In my first full year of leading a team, I’ve had my fair share of ups, downs, lefts and rights. My transition from worker-bee to boss-lady hasn’t been the smoothest. After taking some time to reflect on my journey, I reached a “Eureka!” moment about management. I’m going to share it with all of you in hopes that it will help you reach your own “Eureka” moment a little sooner.
After a year of flailing under the harsh glare of the management spotlight, I realized that my problem was shockingly simple. The biggest mistake I was making as a manger was:
I assumed that everyone else was as good an employee as I was.
My high school biology teacher used to say that “to assume is to make an ass out of you and me.” I assumed that since I was a good employee everyone else must be one too. I just couldn’t understand why some people would turn in projects riddled with typos or come unprepared to meetings. Where was their sense of pride in their work? Didn’t they feel satisfaction in a job well done?
For example, a friend of mine works for a large game testing company where the turnover is extremely high and the qualifications for employment are very low. People there are being terminated on a regular basis. In one instance, an employee was let go for bringing a pornographic DVD to the office and watching it on his work computer. Another employee was fired for sleeping on the job and in his “exit interview” started screaming at the HR rep to show him where exactly in his contract it said he couldn’t nap at his desk. The rep pointed the “at will” clause in the contract and sent him on his way.
While I realize that it’s impossible to create a policy that will account for all unacceptable work behaviors, I do think that, as a manager, people look to you to set expectations and lead by example. You may be thinking that anyone with some common sense would know how to act appropriately at the office (Bringing porn to work? Really?) but the reality is that everyone’s definition of “appropriate” is different.

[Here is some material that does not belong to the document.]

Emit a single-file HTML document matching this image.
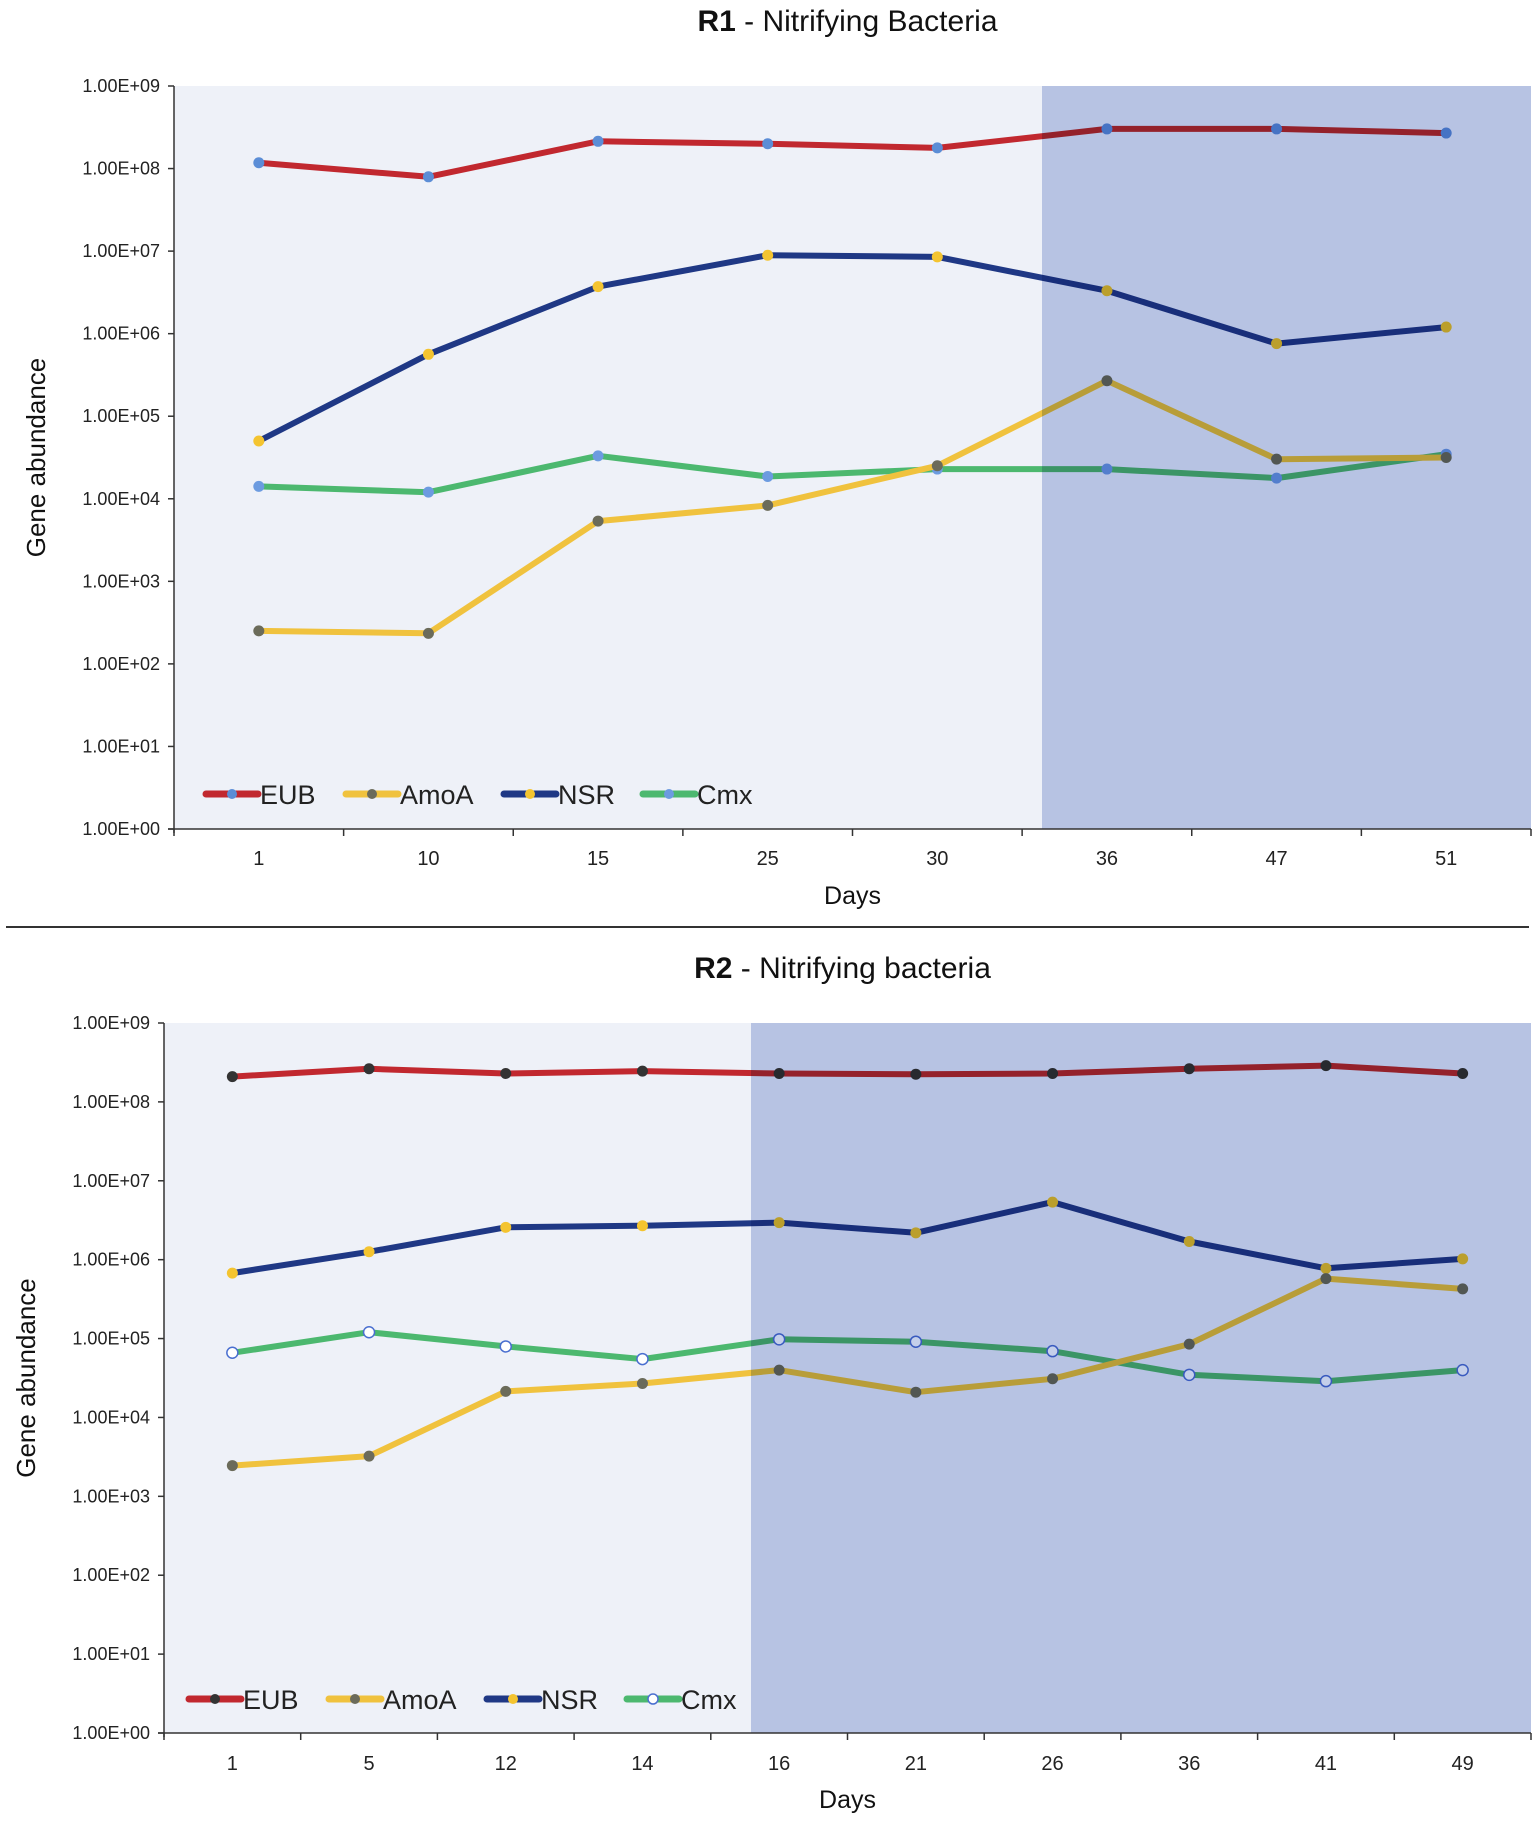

That is why these are the most important things you can do as a manager to make sure your team is happy, healthy and productive:
- Set expectations of behavior early – this could include office hours, dress code, etc.
- Create and communicate deliverables – set firm deadlines for projects and enforce them.
- Give praise for meeting expectations – this could be as simple as saying “great work!” Discourage poor performance – follow-up when someone fails to meet expectations and address any issues right away.
- Be willing to listen – sometimes expectations can be too high for some people. Solicit feedback and consider adjusting if necessary.
But what if you already do all these things and your employees still don’t perform? By establishing a minimum level of performance, your employees can either choose to float to the surface or sink to the bottom. If you have a sinker weighing you down, it might be time for that person to consider finding another pond to swim in.